Exercise description: Leaving out every picture, copy the lines of the data exactly, from the first through the line containing "minimum width=601pt, minimum".

Information provided:
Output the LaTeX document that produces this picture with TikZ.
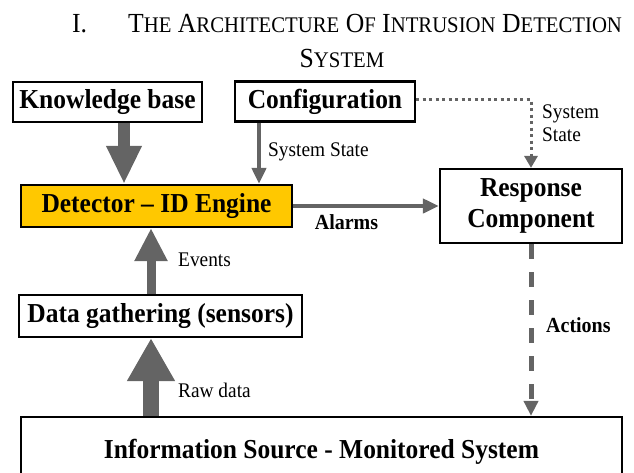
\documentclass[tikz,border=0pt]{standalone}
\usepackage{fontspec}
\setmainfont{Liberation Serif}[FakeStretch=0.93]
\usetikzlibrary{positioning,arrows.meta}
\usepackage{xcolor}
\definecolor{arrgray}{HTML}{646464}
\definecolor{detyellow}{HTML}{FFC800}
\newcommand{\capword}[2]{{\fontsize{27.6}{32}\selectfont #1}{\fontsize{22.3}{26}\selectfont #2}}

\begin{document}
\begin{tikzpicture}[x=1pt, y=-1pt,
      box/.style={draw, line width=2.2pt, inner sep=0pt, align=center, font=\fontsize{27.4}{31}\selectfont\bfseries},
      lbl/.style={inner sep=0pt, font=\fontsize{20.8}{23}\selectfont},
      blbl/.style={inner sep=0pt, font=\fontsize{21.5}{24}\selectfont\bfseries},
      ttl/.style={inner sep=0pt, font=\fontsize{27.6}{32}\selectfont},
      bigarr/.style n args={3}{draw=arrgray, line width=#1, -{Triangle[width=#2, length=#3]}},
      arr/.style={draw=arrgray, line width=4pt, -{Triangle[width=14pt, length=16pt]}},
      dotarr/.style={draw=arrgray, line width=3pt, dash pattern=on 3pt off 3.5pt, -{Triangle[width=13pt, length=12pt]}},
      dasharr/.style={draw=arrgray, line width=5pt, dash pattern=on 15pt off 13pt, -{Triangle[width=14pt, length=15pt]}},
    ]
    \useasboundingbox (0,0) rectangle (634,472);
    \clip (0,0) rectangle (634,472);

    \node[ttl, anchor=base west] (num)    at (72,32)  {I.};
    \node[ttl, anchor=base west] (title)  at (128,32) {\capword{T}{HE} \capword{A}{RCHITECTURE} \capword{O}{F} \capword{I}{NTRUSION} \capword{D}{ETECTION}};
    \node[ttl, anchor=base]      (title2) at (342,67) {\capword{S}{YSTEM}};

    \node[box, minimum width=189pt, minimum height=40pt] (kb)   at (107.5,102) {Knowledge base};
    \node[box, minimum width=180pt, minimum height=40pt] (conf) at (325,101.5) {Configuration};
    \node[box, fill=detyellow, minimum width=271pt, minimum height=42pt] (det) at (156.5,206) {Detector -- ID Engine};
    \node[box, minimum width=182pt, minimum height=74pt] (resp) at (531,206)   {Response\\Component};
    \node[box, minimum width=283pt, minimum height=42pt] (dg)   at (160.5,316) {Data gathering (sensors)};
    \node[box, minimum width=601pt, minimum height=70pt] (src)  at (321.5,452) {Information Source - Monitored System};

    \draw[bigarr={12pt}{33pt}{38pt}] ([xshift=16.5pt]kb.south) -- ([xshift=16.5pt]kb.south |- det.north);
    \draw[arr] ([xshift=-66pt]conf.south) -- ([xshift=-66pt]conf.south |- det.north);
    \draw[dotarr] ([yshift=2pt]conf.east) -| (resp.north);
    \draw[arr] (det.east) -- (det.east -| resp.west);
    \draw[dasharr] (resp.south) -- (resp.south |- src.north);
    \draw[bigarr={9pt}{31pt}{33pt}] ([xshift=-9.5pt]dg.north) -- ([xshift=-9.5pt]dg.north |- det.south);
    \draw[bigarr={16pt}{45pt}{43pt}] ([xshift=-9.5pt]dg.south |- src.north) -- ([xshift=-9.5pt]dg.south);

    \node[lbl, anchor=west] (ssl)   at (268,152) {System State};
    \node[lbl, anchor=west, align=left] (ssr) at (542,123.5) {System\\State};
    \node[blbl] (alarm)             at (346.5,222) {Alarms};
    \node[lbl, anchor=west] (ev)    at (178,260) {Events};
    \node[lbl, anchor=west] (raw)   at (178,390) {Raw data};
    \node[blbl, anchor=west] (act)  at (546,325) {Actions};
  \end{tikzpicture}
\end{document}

Response:
Output the LaTeX document that produces this picture with TikZ.
\documentclass[tikz,border=0pt]{standalone}
\usepackage{fontspec}
\setmainfont{Liberation Serif}[FakeStretch=0.93]
\usetikzlibrary{positioning,arrows.meta}
\usepackage{xcolor}
\definecolor{arrgray}{HTML}{646464}
\definecolor{detyellow}{HTML}{FFC800}
\newcommand{\capword}[2]{{\fontsize{27.6}{32}\selectfont #1}{\fontsize{22.3}{26}\selectfont #2}}

\begin{document}
\begin{tikzpicture}[x=1pt, y=-1pt,
      box/.style={draw, line width=2.2pt, inner sep=0pt, align=center, font=\fontsize{27.4}{31}\selectfont\bfseries},
      lbl/.style={inner sep=0pt, font=\fontsize{20.8}{23}\selectfont},
      blbl/.style={inner sep=0pt, font=\fontsize{21.5}{24}\selectfont\bfseries},
      ttl/.style={inner sep=0pt, font=\fontsize{27.6}{32}\selectfont},
      bigarr/.style n args={3}{draw=arrgray, line width=#1, -{Triangle[width=#2, length=#3]}},
      arr/.style={draw=arrgray, line width=4pt, -{Triangle[width=14pt, length=16pt]}},
      dotarr/.style={draw=arrgray, line width=3pt, dash pattern=on 3pt off 3.5pt, -{Triangle[width=13pt, length=12pt]}},
      dasharr/.style={draw=arrgray, line width=5pt, dash pattern=on 15pt off 13pt, -{Triangle[width=14pt, length=15pt]}},
    ]
    \useasboundingbox (0,0) rectangle (634,472);
    \clip (0,0) rectangle (634,472);

    \node[ttl, anchor=base west] (num)    at (72,32)  {I.};
    \node[ttl, anchor=base west] (title)  at (128,32) {\capword{T}{HE} \capword{A}{RCHITECTURE} \capword{O}{F} \capword{I}{NTRUSION} \capword{D}{ETECTION}};
    \node[ttl, anchor=base]      (title2) at (342,67) {\capword{S}{YSTEM}};

    \node[box, minimum width=189pt, minimum height=40pt] (kb)   at (107.5,102) {Knowledge base};
    \node[box, minimum width=180pt, minimum height=40pt] (conf) at (325,101.5) {Configuration};
    \node[box, fill=detyellow, minimum width=271pt, minimum height=42pt] (det) at (156.5,206) {Detector -- ID Engine};
    \node[box, minimum width=182pt, minimum height=74pt] (resp) at (531,206)   {Response\\Component};
    \node[box, minimum width=283pt, minimum height=42pt] (dg)   at (160.5,316) {Data gathering (sensors)};
    \node[box, minimum width=601pt, minimum height=70pt] (src)  at (321.5,452) {Information Source - Monitored System};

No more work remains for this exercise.